WASHINGTON (Reuters) - A new, longer-lasting "morning-after" pill to prevent unwanted pregnancy appears to work with no unexpected side effects, U.S. health regulatory staff said in documents released on Tuesday.
Data shows the one-pill treatment, called ella and made by French drugmaker HRA Pharma, is effective when taken as many as five days after unprotected sex, Food and Drug Administration staff reviewers said in documents released ahead of a public meeting on the drug scheduled for Thursday.
At the meeting, an FDA panel of outside experts will decide whether to recommend the agency approve the emergency contraceptive for the U.S. market. If approved, Watson Pharmaceuticals Inc would sell the drug in the United States.
HRA Pharma's drug, approved last year in Europe under the name ellaOne, has re-ignited debate over "morning-after" pills in the United States, where reproductive issues are a constant political issue.
Women's health advocates have welcomed the potential for another contraceptive option, but some critics contend the drug is more akin to the abortion pill, sold by Danco Laboratories as Mifeprex and also known as RU-486 or mifepristone.
Teva Pharmaceutical Industries Ltd sells a rival product, called Plan B, a two-pill regimen with generic competition from Watson's Next Choice. Teva also sells a one-pill version of Plan B.
Both versions of Plan B, which are available over the counter for women at least 17 years of age, have only been proven to work for up to 72 hours after intercourse.
"There is a medical need for an efficient emergency contraceptive product which acts consistently over a prolonged time period," HRA Pharma said in a separate document released by the FDA.
The drugmaker has said its pill, also known by its chemical name ulipristal, works primarily by preventing ovulation of a woman's egg. But the drug's effect on the lining of the uterus -- critical for a fertilized egg to develop -- may also play a role, according to its label in Europe.
FDA staff scientists, in their review, concurred.
The agency's reviewers also said the company's studies showed no unexpected side effects in women, although reports of nausea, headache and abdominal pain were common. It was not clear what effect the drug had, if any, when a woman still became pregnant despite taking it, they added.
"Data on pregnancy outcomes after EC (emergency contraceptive) failure with ulipristal were too limited to draw any definitive conclusions regarding the effect of ulipristal on an established pregnancy or fetal development," they wrote.
Emergency contraceptive pills have been available in the United States for more than a decade.
Plan B, or levonorgestrel, was first approved in 1999. Efforts in 2001 to make it available without a prescription stirred fierce opposition from conservatives, and the bid stalled under the George W. Bush administration. Democrats angered by the delay threatened to block Bush's nominee to run the FDA. Easier access to the drug won approval in 2006.
HRA is not seeking to sell ella without a doctor's prescription.
Advocates for women's health have applauded the possibility of additional contraceptive options, saying a longer-lasting product could help women who want to avoid pregnancy.
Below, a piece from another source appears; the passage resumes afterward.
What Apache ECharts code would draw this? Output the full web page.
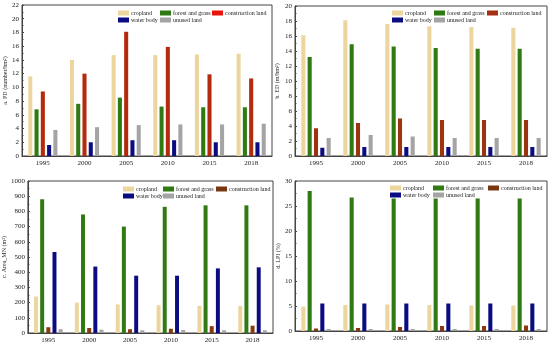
<!DOCTYPE html>
<html><head><meta charset="utf-8">
<script src="https://cdn.jsdelivr.net/npm/echarts@6/dist/echarts.min.js"></script>
<style>html,body{margin:0;padding:0;background:#fff}#c{width:550px;height:345px}</style>
</head><body><div id="c"></div>
<script>
const years = ['1995','2000','2005','2010','2015','2018'];
const classes = ['cropland','forest and grass','construction land','water body','unused land'];

// a. PD
const pdCropland = [11.6, 14.0, 14.7, 14.7, 14.8, 14.9];
const pdForest = [6.8, 7.6, 8.5, 7.2, 7.1, 7.1];
const pdConstruction = [9.4, 12.0, 18.1, 15.9, 11.9, 11.3];
const pdWater = [1.6, 2.0, 2.3, 2.3, 2.0, 2.0];
const pdUnused = [3.8, 4.2, 4.5, 4.6, 4.6, 4.7];

// b. ED
const edCropland = [16.1, 18.1, 17.6, 17.3, 17.2, 17.1];
const edForest = [13.2, 14.9, 14.6, 14.4, 14.3, 14.3];
const edConstruction = [3.7, 4.4, 5.0, 4.8, 4.8, 4.8];
const edWater = [1.1, 1.2, 1.2, 1.2, 1.2, 1.2];
const edUnused = [2.4, 2.8, 2.6, 2.4, 2.4, 2.4];

// c. Area_MN
const mnCropland = [240, 200, 188, 183, 178, 178];
const mnForest = [880, 780, 700, 830, 840, 840];
const mnConstruction = [38, 33, 25, 28, 45, 48];
const mnWater = [533, 437, 377, 377, 425, 432];
const mnUnused = [25, 22, 18, 20, 18, 18];

// d. LPI
const lpiCropland = [4.9, 5.2, 5.3, 5.2, 5.1, 5.1];
const lpiForest = [28.0, 26.7, 26.5, 26.5, 26.5, 26.5];
const lpiConstruction = [0.5, 0.6, 0.8, 1.0, 1.0, 1.1];
const lpiWater = [5.5, 5.5, 5.5, 5.5, 5.5, 5.5];
const lpiUnused = [0.4, 0.4, 0.4, 0.4, 0.4, 0.4];

const yTitles = ['a. PD (number/hm²)', 'b. ED (m/hm²)', 'c. Area_MN (m²)', 'd. LPI (%)'];
const yMax = [22, 20, 1000, 30];
const yStep = [2, 2, 100, 5];

const panels = [
  [pdCropland, pdForest, pdConstruction, pdWater, pdUnused],
  [edCropland, edForest, edConstruction, edWater, edUnused],
  [mnCropland, mnForest, mnConstruction, mnWater, mnUnused],
  [lpiCropland, lpiForest, lpiConstruction, lpiWater, lpiUnused]
];

const FONT = '"Liberation Serif", "Times New Roman", serif';
const baseColors = ['#ecd69e', '#2f7a12', '#9c3410', '#0c0c82', '#a4a4a4'];
const constrColors = ['#b52a0c', '#9c3410', '#8a3a10', '#8a3a10'];
const constrLegend = ['#e8140c', '#a3300e', '#7a3512', '#7a3512'];

const grids = [
  {left: 22, top: 5, right: 278, bottom: 189},
  {left: 295, top: 6, right: 3, bottom: 189},
  {left: 25, top: 181, right: 277, bottom: 12},
  {left: 295, top: 181, right: 3, bottom: 14}
];
const nameGaps = [13, 15, 16, 12];
const legendPos = [
  {x: [118, 160, 212], y: [10, 17]},
  {x: [392, 434, 487], y: [10, 17]},
  {x: [123, 163, 216], y: [186, 193]},
  {x: [390, 433, 488], y: [185, 192]}
];

const option = {
  animation: false,
  backgroundColor: '#fff',
  grid: grids.map(g => Object.assign({show: true, borderColor: '#444', borderWidth: 1, backgroundColor: 'transparent'}, g)),
  xAxis: grids.map((g, i) => ({
    type: 'category', gridIndex: i, data: years,
    axisLine: {lineStyle: {color: '#444', width: 1}},
    axisTick: {inside: true, length: 2, lineStyle: {color: '#666'}},
    axisLabel: {fontFamily: FONT, fontSize: 7, color: '#222', margin: 4}
  })),
  yAxis: grids.map((g, i) => ({
    type: 'value', gridIndex: i, min: 0, max: yMax[i], interval: yStep[i],
    name: yTitles[i], nameLocation: 'middle', nameGap: nameGaps[i], nameRotate: 90,
    nameTextStyle: {fontFamily: FONT, fontSize: 6, color: '#222'},
    axisLine: {show: true, lineStyle: {color: '#444', width: 1}},
    axisTick: {show: true, inside: true, length: 2, lineStyle: {color: '#444'}},
    minorTick: {show: true, splitNumber: 2, length: 1.5, lineStyle: {color: '#444'}},
    splitLine: {show: false},
    axisLabel: {fontFamily: FONT, fontSize: 7, color: '#222', margin: 3, formatter: v => String(v)}
  })),
  legend: [],
  series: []
};

panels.forEach((vals, p) => {
  vals.forEach((arr, k) => {
    const color = k === 2 ? constrColors[p] : baseColors[k];
    option.series.push({
      type: 'bar', name: classes[k], xAxisIndex: p, yAxisIndex: p,
      data: arr, barGap: '55%', barCategoryGap: '30%',
      itemStyle: {color: color}
    });
  });
  const lp = legendPos[p];
  const positions = [
    [lp.x[0], lp.y[0]], [lp.x[1], lp.y[0]], [lp.x[2], lp.y[0]],
    [lp.x[0], lp.y[1]], [lp.x[1], lp.y[1]]
  ];
  classes.forEach((c, k) => {
    const lc = k === 2 ? constrLegend[p] : baseColors[k];
    option.legend.push({
      left: positions[k][0], top: positions[k][1],
      itemWidth: 11, itemHeight: 5, itemGap: 2, padding: 0,
      selectedMode: false,
      icon: 'rect',
      data: [{name: c, itemStyle: {color: lc}}],
      textStyle: {fontFamily: FONT, fontSize: 6, color: '#222', padding: [0, 0, 0, -3]}
    });
  });
});

const chart = echarts.init(document.getElementById('c'), null, {renderer: 'canvas'});
chart.setOption(option);
</script></body></html>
For ella, "while you're going to have to go and get a prescription for it, it gives you a little bit more leeway in terms of putting your ability to put your life on hold and get this healthcare need taken care of," said Amy Allina, program and policy director for the National Women's Health Network.
Cost is also an issue. With Plan B sold over the counter, most women have to pay for the drug themselves -- roughly $50 -- rather than have their health insurance cover it, Allina said.
Anti-abortion groups oppose HRA Pharma's drug, saying it is closer chemically to mifepristone than Plan B and pressing the FDA to reject the product.
Like mifepristone, ella is a type of drug known as a selective progesterone receptor modulator (SPRM) that interferes with the hormone progesterone, which is critical for pregnancy.
If it is approved, it should be clearly labeled as an abortifacient, which would limit its distribution, the American Association of Pro Life Obstetricians & Gynecologists said in a letter to the FDA earlier this month.
"There is no doubt that ulipristal acts an abortifacient because the drug blocks progesterone receptors at three critical areas," an action that "interferes with the hormone action of progesterone to prepare the endometrium for implantation and to support the early pregnancy," the group wrote.
Proponents agree that ella is similar chemically to mifepristone but say the dose given does not interfere with a pregnancy already underway.
"There's just no evidence that it causes abortion," said Baylor College of Medicine professor Paul Fine, who also serves as medical director for Planned Parenthood in Houston and Southeast Texas.
On Thursday, the FDA's advisers will weigh HRA Pharma's data and offer recommendations before the agency later makes its approval decision.
Watson shares were up 50 cents, or 1.2 percent, to $43.20 in morning trade. Teva shares were up 6 cents to $53.34 in New York.